**REQUIRED TASK:** Transcribe the entries below exactly; leave every image out.

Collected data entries
==================================================
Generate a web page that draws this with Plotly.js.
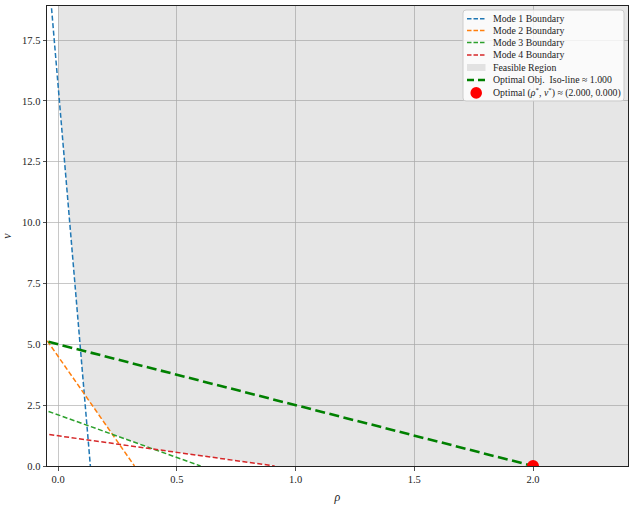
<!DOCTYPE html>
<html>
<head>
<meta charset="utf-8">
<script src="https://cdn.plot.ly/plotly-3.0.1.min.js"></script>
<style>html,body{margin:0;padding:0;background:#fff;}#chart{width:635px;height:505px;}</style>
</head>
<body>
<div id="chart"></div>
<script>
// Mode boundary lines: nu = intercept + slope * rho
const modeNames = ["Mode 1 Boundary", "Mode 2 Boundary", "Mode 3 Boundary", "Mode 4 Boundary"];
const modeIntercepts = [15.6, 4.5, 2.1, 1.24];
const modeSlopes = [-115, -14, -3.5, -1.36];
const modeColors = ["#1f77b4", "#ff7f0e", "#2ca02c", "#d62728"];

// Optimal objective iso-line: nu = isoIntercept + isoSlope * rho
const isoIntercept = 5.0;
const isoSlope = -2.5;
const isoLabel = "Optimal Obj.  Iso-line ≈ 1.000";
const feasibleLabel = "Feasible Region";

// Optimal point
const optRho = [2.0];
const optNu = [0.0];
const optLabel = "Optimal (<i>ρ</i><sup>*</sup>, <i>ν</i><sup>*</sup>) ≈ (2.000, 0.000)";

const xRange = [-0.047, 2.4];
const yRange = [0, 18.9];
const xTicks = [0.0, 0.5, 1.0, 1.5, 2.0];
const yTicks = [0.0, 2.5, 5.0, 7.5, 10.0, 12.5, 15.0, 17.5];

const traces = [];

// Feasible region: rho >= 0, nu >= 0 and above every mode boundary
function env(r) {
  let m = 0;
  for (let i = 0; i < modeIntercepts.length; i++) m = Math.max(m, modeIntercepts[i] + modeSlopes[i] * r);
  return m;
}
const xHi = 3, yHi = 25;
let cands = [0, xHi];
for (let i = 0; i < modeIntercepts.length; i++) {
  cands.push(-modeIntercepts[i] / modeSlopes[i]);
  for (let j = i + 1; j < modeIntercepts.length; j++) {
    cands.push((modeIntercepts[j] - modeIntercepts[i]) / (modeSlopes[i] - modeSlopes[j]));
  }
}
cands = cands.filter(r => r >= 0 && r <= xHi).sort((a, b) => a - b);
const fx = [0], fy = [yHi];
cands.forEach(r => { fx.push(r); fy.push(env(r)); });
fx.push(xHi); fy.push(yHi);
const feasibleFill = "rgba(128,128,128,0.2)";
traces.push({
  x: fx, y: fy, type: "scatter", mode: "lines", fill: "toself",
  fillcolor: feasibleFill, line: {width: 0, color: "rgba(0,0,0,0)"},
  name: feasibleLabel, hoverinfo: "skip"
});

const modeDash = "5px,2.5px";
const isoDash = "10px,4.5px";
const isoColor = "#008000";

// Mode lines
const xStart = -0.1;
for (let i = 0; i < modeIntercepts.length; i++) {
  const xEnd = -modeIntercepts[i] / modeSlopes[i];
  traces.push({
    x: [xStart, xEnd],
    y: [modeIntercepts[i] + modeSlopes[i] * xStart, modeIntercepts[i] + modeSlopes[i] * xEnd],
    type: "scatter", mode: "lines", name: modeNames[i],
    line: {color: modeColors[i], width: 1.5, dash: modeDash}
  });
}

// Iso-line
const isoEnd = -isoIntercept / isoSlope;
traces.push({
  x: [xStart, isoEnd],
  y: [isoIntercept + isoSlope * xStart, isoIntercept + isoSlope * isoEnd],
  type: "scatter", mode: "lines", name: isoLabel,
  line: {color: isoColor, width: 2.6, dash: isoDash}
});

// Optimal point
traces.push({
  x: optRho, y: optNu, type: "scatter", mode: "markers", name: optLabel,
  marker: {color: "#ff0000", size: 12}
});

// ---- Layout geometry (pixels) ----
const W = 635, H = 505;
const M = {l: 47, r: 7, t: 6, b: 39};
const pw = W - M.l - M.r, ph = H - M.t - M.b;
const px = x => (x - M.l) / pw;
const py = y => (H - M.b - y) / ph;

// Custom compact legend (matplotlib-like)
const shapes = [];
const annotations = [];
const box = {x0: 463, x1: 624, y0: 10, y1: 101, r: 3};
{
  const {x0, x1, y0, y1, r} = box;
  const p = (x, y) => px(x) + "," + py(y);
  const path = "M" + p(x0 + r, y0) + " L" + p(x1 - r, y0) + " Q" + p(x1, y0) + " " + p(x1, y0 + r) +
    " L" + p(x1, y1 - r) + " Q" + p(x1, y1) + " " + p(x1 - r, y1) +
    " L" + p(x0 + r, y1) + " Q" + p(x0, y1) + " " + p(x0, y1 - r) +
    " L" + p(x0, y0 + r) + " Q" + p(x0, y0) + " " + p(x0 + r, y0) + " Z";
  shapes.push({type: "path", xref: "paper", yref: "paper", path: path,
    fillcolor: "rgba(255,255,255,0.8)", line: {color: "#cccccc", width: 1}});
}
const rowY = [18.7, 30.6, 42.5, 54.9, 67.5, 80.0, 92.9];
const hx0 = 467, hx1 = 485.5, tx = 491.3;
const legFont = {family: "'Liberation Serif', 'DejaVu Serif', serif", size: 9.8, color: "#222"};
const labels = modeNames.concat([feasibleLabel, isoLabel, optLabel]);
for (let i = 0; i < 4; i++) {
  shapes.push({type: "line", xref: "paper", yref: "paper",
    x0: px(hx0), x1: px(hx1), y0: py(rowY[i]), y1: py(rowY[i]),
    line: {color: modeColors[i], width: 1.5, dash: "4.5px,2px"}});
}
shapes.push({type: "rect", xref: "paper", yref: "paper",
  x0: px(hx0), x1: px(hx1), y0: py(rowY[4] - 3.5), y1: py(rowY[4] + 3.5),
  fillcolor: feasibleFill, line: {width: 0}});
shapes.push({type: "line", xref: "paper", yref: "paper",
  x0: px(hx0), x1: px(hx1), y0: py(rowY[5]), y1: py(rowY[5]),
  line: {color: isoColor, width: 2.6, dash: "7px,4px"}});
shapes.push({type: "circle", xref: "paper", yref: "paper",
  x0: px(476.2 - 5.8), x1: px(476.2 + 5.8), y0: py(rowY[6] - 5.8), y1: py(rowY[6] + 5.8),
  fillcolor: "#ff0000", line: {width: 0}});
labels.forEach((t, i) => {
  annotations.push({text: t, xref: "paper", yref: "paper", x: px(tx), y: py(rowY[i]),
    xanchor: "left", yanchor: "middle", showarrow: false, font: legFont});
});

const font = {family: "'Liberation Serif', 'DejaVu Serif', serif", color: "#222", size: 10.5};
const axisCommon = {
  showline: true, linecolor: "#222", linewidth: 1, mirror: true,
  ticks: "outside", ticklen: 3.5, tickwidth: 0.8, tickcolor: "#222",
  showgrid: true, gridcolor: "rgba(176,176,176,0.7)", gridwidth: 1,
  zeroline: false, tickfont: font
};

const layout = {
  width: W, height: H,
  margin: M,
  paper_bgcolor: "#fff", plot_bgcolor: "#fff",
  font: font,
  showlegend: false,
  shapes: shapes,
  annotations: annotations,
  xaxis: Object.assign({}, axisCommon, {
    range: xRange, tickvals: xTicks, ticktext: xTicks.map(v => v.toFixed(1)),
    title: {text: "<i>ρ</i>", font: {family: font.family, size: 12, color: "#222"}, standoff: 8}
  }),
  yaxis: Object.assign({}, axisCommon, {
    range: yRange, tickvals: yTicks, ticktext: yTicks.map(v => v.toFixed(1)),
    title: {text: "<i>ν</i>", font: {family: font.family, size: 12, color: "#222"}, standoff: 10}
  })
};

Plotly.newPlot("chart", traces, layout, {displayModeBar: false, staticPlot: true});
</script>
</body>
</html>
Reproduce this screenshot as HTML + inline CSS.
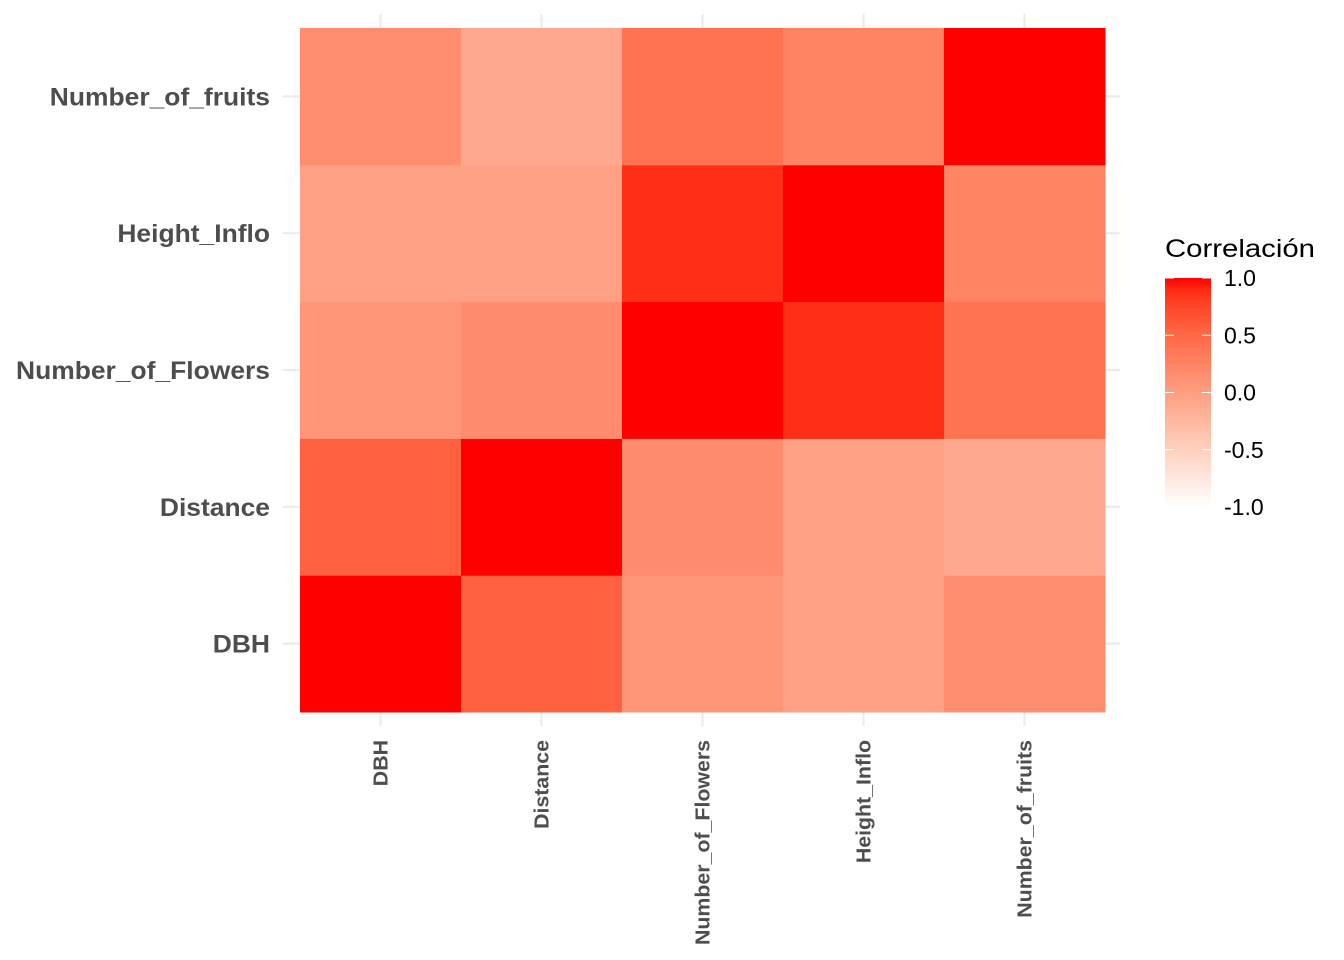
==================================================
**FULL OUTPUT:**
Generate a web page that draws this with Plotly.js.
<!DOCTYPE html>
<html>
<head>
<meta charset="utf-8">
<script src="https://cdn.plot.ly/plotly-3.0.1.min.js"></script>
<style>html,body{margin:0;padding:0;background:#fff;}#chart{width:635px;height:505px;}</style>
</head>
<body>
<div id="chart"></div>
<script>
// Mode boundary lines: nu = intercept + slope * rho
const modeNames = ["Mode 1 Boundary", "Mode 2 Boundary", "Mode 3 Boundary", "Mode 4 Boundary"];
const modeIntercepts = [15.6, 4.5, 2.1, 1.24];
const modeSlopes = [-115, -14, -3.5, -1.36];
const modeColors = ["#1f77b4", "#ff7f0e", "#2ca02c", "#d62728"];

// Optimal objective iso-line: nu = isoIntercept + isoSlope * rho
const isoIntercept = 5.0;
const isoSlope = -2.5;
const isoLabel = "Optimal Obj.  Iso-line ≈ 1.000";
const feasibleLabel = "Feasible Region";

// Optimal point
const optRho = [2.0];
const optNu = [0.0];
const optLabel = "Optimal (<i>ρ</i><sup>*</sup>, <i>ν</i><sup>*</sup>) ≈ (2.000, 0.000)";

const xRange = [-0.047, 2.4];
const yRange = [0, 18.9];
const xTicks = [0.0, 0.5, 1.0, 1.5, 2.0];
const yTicks = [0.0, 2.5, 5.0, 7.5, 10.0, 12.5, 15.0, 17.5];

const traces = [];

// Feasible region: rho >= 0, nu >= 0 and above every mode boundary
function env(r) {
  let m = 0;
  for (let i = 0; i < modeIntercepts.length; i++) m = Math.max(m, modeIntercepts[i] + modeSlopes[i] * r);
  return m;
}
const xHi = 3, yHi = 25;
let cands = [0, xHi];
for (let i = 0; i < modeIntercepts.length; i++) {
  cands.push(-modeIntercepts[i] / modeSlopes[i]);
  for (let j = i + 1; j < modeIntercepts.length; j++) {
    cands.push((modeIntercepts[j] - modeIntercepts[i]) / (modeSlopes[i] - modeSlopes[j]));
  }
}
cands = cands.filter(r => r >= 0 && r <= xHi).sort((a, b) => a - b);
const fx = [0], fy = [yHi];
cands.forEach(r => { fx.push(r); fy.push(env(r)); });
fx.push(xHi); fy.push(yHi);
const feasibleFill = "rgba(128,128,128,0.2)";
traces.push({
  x: fx, y: fy, type: "scatter", mode: "lines", fill: "toself",
  fillcolor: feasibleFill, line: {width: 0, color: "rgba(0,0,0,0)"},
  name: feasibleLabel, hoverinfo: "skip"
});

const modeDash = "5px,2.5px";
const isoDash = "10px,4.5px";
const isoColor = "#008000";

// Mode lines
const xStart = -0.1;
for (let i = 0; i < modeIntercepts.length; i++) {
  const xEnd = -modeIntercepts[i] / modeSlopes[i];
  traces.push({
    x: [xStart, xEnd],
    y: [modeIntercepts[i] + modeSlopes[i] * xStart, modeIntercepts[i] + modeSlopes[i] * xEnd],
    type: "scatter", mode: "lines", name: modeNames[i],
    line: {color: modeColors[i], width: 1.5, dash: modeDash}
  });
}

// Iso-line
const isoEnd = -isoIntercept / isoSlope;
traces.push({
  x: [xStart, isoEnd],
  y: [isoIntercept + isoSlope * xStart, isoIntercept + isoSlope * isoEnd],
  type: "scatter", mode: "lines", name: isoLabel,
  line: {color: isoColor, width: 2.6, dash: isoDash}
});

// Optimal point
traces.push({
  x: optRho, y: optNu, type: "scatter", mode: "markers", name: optLabel,
  marker: {color: "#ff0000", size: 12}
});

// ---- Layout geometry (pixels) ----
const W = 635, H = 505;
const M = {l: 47, r: 7, t: 6, b: 39};
const pw = W - M.l - M.r, ph = H - M.t - M.b;
const px = x => (x - M.l) / pw;
const py = y => (H - M.b - y) / ph;

// Custom compact legend (matplotlib-like)
const shapes = [];
const annotations = [];
const box = {x0: 463, x1: 624, y0: 10, y1: 101, r: 3};
{
  const {x0, x1, y0, y1, r} = box;
  const p = (x, y) => px(x) + "," + py(y);
  const path = "M" + p(x0 + r, y0) + " L" + p(x1 - r, y0) + " Q" + p(x1, y0) + " " + p(x1, y0 + r) +
    " L" + p(x1, y1 - r) + " Q" + p(x1, y1) + " " + p(x1 - r, y1) +
    " L" + p(x0 + r, y1) + " Q" + p(x0, y1) + " " + p(x0, y1 - r) +
    " L" + p(x0, y0 + r) + " Q" + p(x0, y0) + " " + p(x0 + r, y0) + " Z";
  shapes.push({type: "path", xref: "paper", yref: "paper", path: path,
    fillcolor: "rgba(255,255,255,0.8)", line: {color: "#cccccc", width: 1}});
}
const rowY = [18.7, 30.6, 42.5, 54.9, 67.5, 80.0, 92.9];
const hx0 = 467, hx1 = 485.5, tx = 491.3;
const legFont = {family: "'Liberation Serif', 'DejaVu Serif', serif", size: 9.8, color: "#222"};
const labels = modeNames.concat([feasibleLabel, isoLabel, optLabel]);
for (let i = 0; i < 4; i++) {
  shapes.push({type: "line", xref: "paper", yref: "paper",
    x0: px(hx0), x1: px(hx1), y0: py(rowY[i]), y1: py(rowY[i]),
    line: {color: modeColors[i], width: 1.5, dash: "4.5px,2px"}});
}
shapes.push({type: "rect", xref: "paper", yref: "paper",
  x0: px(hx0), x1: px(hx1), y0: py(rowY[4] - 3.5), y1: py(rowY[4] + 3.5),
  fillcolor: feasibleFill, line: {width: 0}});
shapes.push({type: "line", xref: "paper", yref: "paper",
  x0: px(hx0), x1: px(hx1), y0: py(rowY[5]), y1: py(rowY[5]),
  line: {color: isoColor, width: 2.6, dash: "7px,4px"}});
shapes.push({type: "circle", xref: "paper", yref: "paper",
  x0: px(476.2 - 5.8), x1: px(476.2 + 5.8), y0: py(rowY[6] - 5.8), y1: py(rowY[6] + 5.8),
  fillcolor: "#ff0000", line: {width: 0}});
labels.forEach((t, i) => {
  annotations.push({text: t, xref: "paper", yref: "paper", x: px(tx), y: py(rowY[i]),
    xanchor: "left", yanchor: "middle", showarrow: false, font: legFont});
});

const font = {family: "'Liberation Serif', 'DejaVu Serif', serif", color: "#222", size: 10.5};
const axisCommon = {
  showline: true, linecolor: "#222", linewidth: 1, mirror: true,
  ticks: "outside", ticklen: 3.5, tickwidth: 0.8, tickcolor: "#222",
  showgrid: true, gridcolor: "rgba(176,176,176,0.7)", gridwidth: 1,
  zeroline: false, tickfont: font
};

const layout = {
  width: W, height: H,
  margin: M,
  paper_bgcolor: "#fff", plot_bgcolor: "#fff",
  font: font,
  showlegend: false,
  shapes: shapes,
  annotations: annotations,
  xaxis: Object.assign({}, axisCommon, {
    range: xRange, tickvals: xTicks, ticktext: xTicks.map(v => v.toFixed(1)),
    title: {text: "<i>ρ</i>", font: {family: font.family, size: 12, color: "#222"}, standoff: 8}
  }),
  yaxis: Object.assign({}, axisCommon, {
    range: yRange, tickvals: yTicks, ticktext: yTicks.map(v => v.toFixed(1)),
    title: {text: "<i>ν</i>", font: {family: font.family, size: 12, color: "#222"}, standoff: 10}
  })
};

Plotly.newPlot("chart", traces, layout, {displayModeBar: false, staticPlot: true});
</script>
</body>
</html>
Reproduce this screenshot as HTML + inline CSS.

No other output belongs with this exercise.